Integrating experiments and advanced machine learning to predict annealing-tunable optoelectronic properties of Ni0.6Mg0.2Co0.2FeCrO4 spinel ferrites

This study comprehensively investigates the impact of annealing temperature (850°C–950°C) on the structural and optoelectronic properties of sol–gel synthesized Ni 0.6 Mg 0.2 Co 0.2 FeCrO 4 spinel ferrites using an integrated experimental-AI approach. XRD and SEM analyses confirm a single-phase cubic spinel structure with significant crystallite growth (from 124 to 183 nm) and lattice expansion as temperature increases. UV–Vis-NIR spectroscopy reveals highly tunable optical absorption, penetration depth, and reflectance across the 200–2400 nm range.

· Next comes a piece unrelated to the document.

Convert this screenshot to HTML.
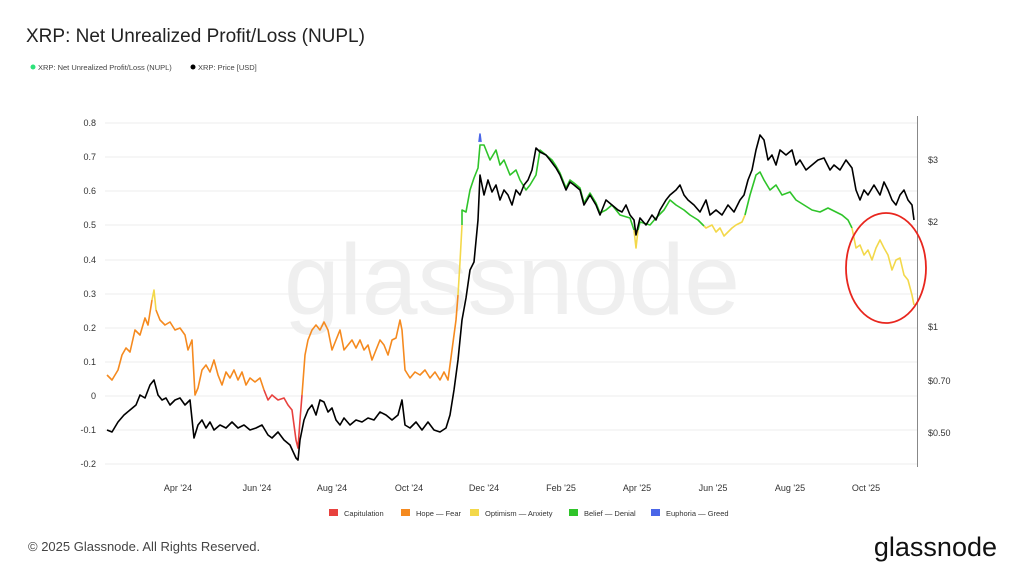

To model these complex non-linear relationships, seven machine learning algorithms were evaluated, with Least Squares Boosting (LSBoost-GBM) and Feedforward Neural Networks (FNN) achieving near-perfect predictive accuracy (R 2 ≈1.0000 and 0.9993, respectively). These results demonstrate that the integrated experimental-AI framework provides a robust and efficient pathway for predicting material behavior and accelerating the design of tailored spinel ferrites for targeted optoelectronic applications.